Adam Vos: Paul, what’s the goal here?

Paul Braun: The main goal is to get customers out of Louisiana Citizens Property Insurance Corporation — the state’s insurer of last resort.

Citizens is the landing place for the riskiest insurance policies in the state, and the state doesn’t want policyholders to linger there. There are huge, legally-mandated rate hikes for policyholders who stay with the company for more than a year. Those rate hikes are starting to kick in for many customers, but there aren’t enough private insurers willing to take on those policies.

Donelon told lawmakers last week that about 10,000 residential and commercial customers per month are now subject to 63% and 76% respectively.

AV: What are they planning to address that? How will that lure companies?

So, the $45 million dollars Jim Donelon is requesting would go to the Insure Louisiana Incentive Program. Lawmakers set up the program last spring but didn’t appropriate any money for its operation, so it’s just sitting idle for now.

The program would provide grants in the $2 million to $10 million range for companies willing to write policies in the state. There are strings attached. For example, if a company receives $5 million from the state, it will eventually have to write at least $20 million dollars worth of policies in the state. At least half of those have to be in specific parishes that have been deemed high-risk. And they have to stick around for at least five years.

There are additional requirements that Donelon hopes will prevent those companies from getting into the same financial troubles that sunk eight insurance companies since the devastating 2020 and 2021 hurricane seasons.

AV: Lawmakers are due back at the capitol in April for their regular session. What’s the urgency?

PB: Aside from those rate hikes, insurance companies have to buy reinsurance, which is just what it sounds like: insurance policies companies take out to protect their policyholders and their business against catastrophic losses from hurricanes or other natural disasters.

The companies need to purchase those policies now if they want to set up shop and start writing insurance policies in the state before this year’s hurricane season. Many wouldn’t be able to afford, or would be unwilling to take on, these policies without the state incentives.

State auditors found inadequate reinsurance levels to be largely responsible for the eight insolvencies that precipitated this crisis.

Reinsurance is much more expensive for companies when a large portion of their policies cover areas that are particularly prone to hurricane damage.

Donelon says that seven companies have already expressed interest in the program. But we have not yet heard from those companies directly. That’s something some lawmakers have requested for this session.

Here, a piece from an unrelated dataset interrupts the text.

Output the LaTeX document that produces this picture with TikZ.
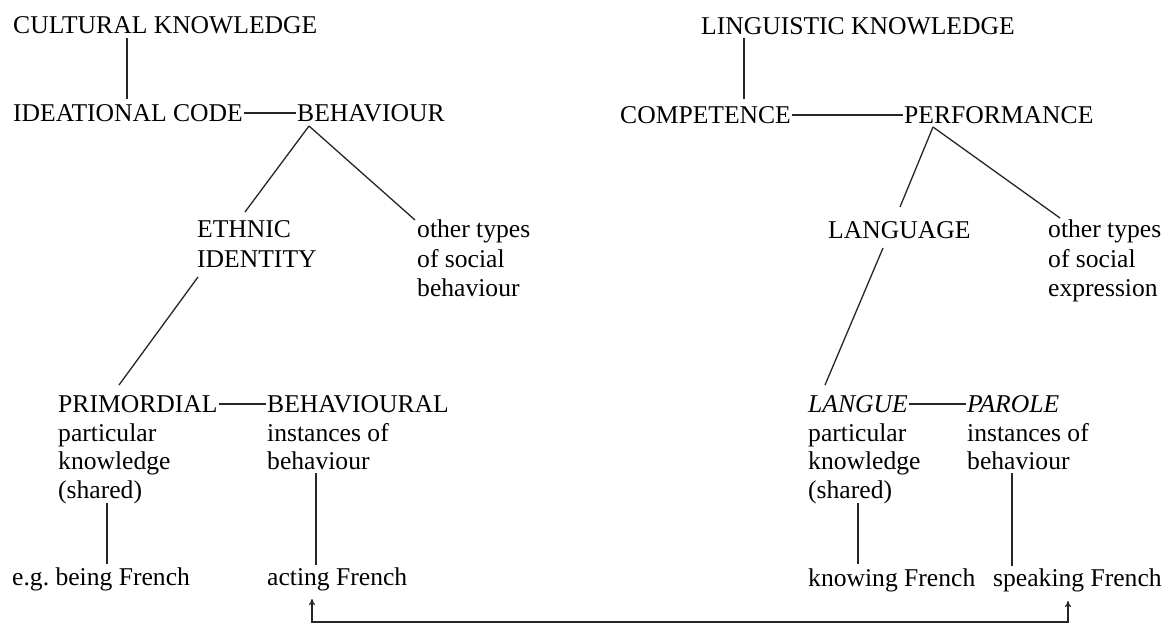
\documentclass[tikz,border=0pt]{standalone}
\usepackage{fontspec}
\setmainfont{Liberation Serif}
\usetikzlibrary{arrows.meta,calc}
\begin{document}
\begin{tikzpicture}[x=1pt,y=-1pt,
  lbl/.style={anchor=base west,inner sep=0pt,font=\fontsize{25.6}{30}\selectfont},
  ln/.style={line width=1.3pt,draw=black!85},
  arr/.style={line width=1.2pt,draw=black!85,{To[length=6pt,width=6pt]}-{To[length=6pt,width=6pt]}}]
\useasboundingbox (0,0) rectangle (1167,626);
\fill[white] (0,0) rectangle (1167,626);
% ---------- left tree ----------
\node[lbl] (ck) at (13,34) {CULTURAL KNOWLEDGE};
\node[lbl] (ic) at (13,121) {IDEATIONAL CODE};
\node[lbl] (beh) at (297,121) {BEHAVIOUR};
\node[lbl] (eth1) at (197,237) {ETHNIC};
\node[lbl] (eth2) at (197,267) {IDENTITY};
\node[lbl] (ot1) at (417,237) {other types};
\node[lbl] (ot2) at (417,267) {of social};
\node[lbl] (ot3) at (417,296) {behaviour};
\node[lbl] (pri) at (58,412) {PRIMORDIAL};
\node[lbl] (pk1) at (58,441) {particular};
\node[lbl] (pk2) at (58,469) {knowledge};
\node[lbl] (pk3) at (58,498) {(shared)};
\node[lbl] (bhl) at (267,412) {BEHAVIOURAL};
\node[lbl] (bi1) at (267,441) {instances of};
\node[lbl] (bi2) at (267,469) {behaviour};
\node[lbl] (eg) at (12,585) {e.g.\ being French};
\node[lbl] (act) at (267,585) {acting French};
% ---------- right tree ----------
\node[lbl] (lk) at (701,35) {LINGUISTIC KNOWLEDGE};
\node[lbl] (comp) at (620,123) {COMPETENCE};
\node[lbl] (perf) at (904,123) {PERFORMANCE};
\node[lbl] (lang) at (828,238) {LANGUAGE};
\node[lbl] (os1) at (1048,237) {other types};
\node[lbl] (os2) at (1048,267) {of social};
\node[lbl] (os3) at (1048,296) {expression};
\node[lbl] (lg) at (808,412) {\textit{LANGUE}};
\node[lbl] (lp1) at (808,441) {particular};
\node[lbl] (lp2) at (808,469) {knowledge};
\node[lbl] (lp3) at (808,498) {(shared)};
\node[lbl] (par) at (967,412) {\textit{PAROLE}};
\node[lbl] (pi1) at (967,441) {instances of};
\node[lbl] (pi2) at (967,469) {behaviour};
\node[lbl] (kf) at (808,586) {knowing French};
\node[lbl] (sf) at (993,586) {speaking French};
% ---------- connector end points ----------
\coordinate (ckB) at (127,38);   \coordinate (icT) at (127,99);
\coordinate (behA) at (309,126); \coordinate (ethT) at (245,212);
\coordinate (otT) at (415,220);
\coordinate (ethB) at (198,277); \coordinate (priT) at (119,385);
\coordinate (pkB) at (107,503);  \coordinate (egT) at (107,564);
\coordinate (biB) at (316,473);  \coordinate (actT) at (316,565);
\coordinate (lkB) at (744,38);   \coordinate (compT) at (744,99);
\coordinate (perfA) at (933,127); \coordinate (langT) at (900,207);
\coordinate (osT) at (1060,218);
\coordinate (langB) at (883,248); \coordinate (lgT) at (825,385);
\coordinate (lpB) at (858,503);  \coordinate (kfT) at (858,564);
\coordinate (piB) at (1012,473); \coordinate (sfT) at (1012,566);
\coordinate (actA) at (312,599); \coordinate (sfA) at (1068,601);
\coordinate (c1) at (312,622);   \coordinate (c2) at (1068,622);
% ---------- connectors ----------
\draw[ln] (ckB) -- (icT);
\draw[ln] ($(ic.base east)+(1,-8)$) -- ($(beh.base west)+(-1,-8)$);
\draw[ln] (behA) -- (ethT);
\draw[ln] (behA) -- (otT);
\draw[ln] (ethB) -- (priT);
\draw[ln] ($(pri.base east)+(1,-8)$) -- ($(bhl.base west)+(-1,-8)$);
\draw[ln] (pkB) -- (egT);
\draw[ln] (biB) -- (actT);
\draw[ln] (lkB) -- (compT);
\draw[ln] ($(comp.base east)+(1,-8)$) -- ($(perf.base west)+(-1,-8)$);
\draw[ln] (perfA) -- (langT);
\draw[ln] (perfA) -- (osT);
\draw[ln] (langB) -- (lgT);
\draw[ln] ($(lg.base east)+(1,-8)$) -- ($(par.base west)+(-1,-8)$);
\draw[ln] (lpB) -- (kfT);
\draw[ln] (piB) -- (sfT);
\draw[arr] (actA) -- (c1) -- (c2) -- (sfA);
\end{tikzpicture}
\end{document}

AV: There is some precedent for this. The state took a similar approach after Hurricanes Katrina and Rita. How did that work out?

PB: After those storms, the insurance market in the state was is similarly dire straits. Back then Donelon pushed for a $100 million incentive program that ultimately doled out $29 million. In 2008, the state started up a program focused on getting homeowners' policies out of the state safety net and covered by private insurers. And it worked.

The depopulation program, as it was called, offloaded 129,000 Citizens policies over the last decade, but many of those homeowners ended up with fledgling and fly-by-night insurance companies.

More than half were either declared insolvent, were absorbed by another company, or just stopped writing policies in the state, leaving many policyholders to scramble for a new insurer or worse — left with unfilled claims after a major storm.

AV: Read the tea leaves a bit for us. What are we likely to see in the session? 

PB: Legislative leaders’ support for this is pretty tepid. State House Speaker Clay Schexnayder (R-Gonzales) likened this incentive program to a band-aid covering a much larger wound. He and State Senate President Page Cortez (R-Lafayette) both said they’d like to see broader action during the regular session to address the insurance crisis.

But because the scope of this session is so narrow, we aren’t likely to see the debate this session veer off into those other areas. There are a few factors that play to Donelon’s advantage.

First, this measure only needs a simple majority to pass, instead of the two-thirds we typically see on spending and tax bills. And second, the state is once again flush with cash. Lawmakers have about $1.5 billion more to appropriate in the upcoming budget cycle than they initially thought.

Whatever happens with this session, it’s likely to happen quickly. The session will begin Monday, Jan. 30 and will end no later than Feb. 5.

The transcript above was edited for clarity.

Paul Braun was WRKF's Capitol Access reporter, from 2019 through 2023.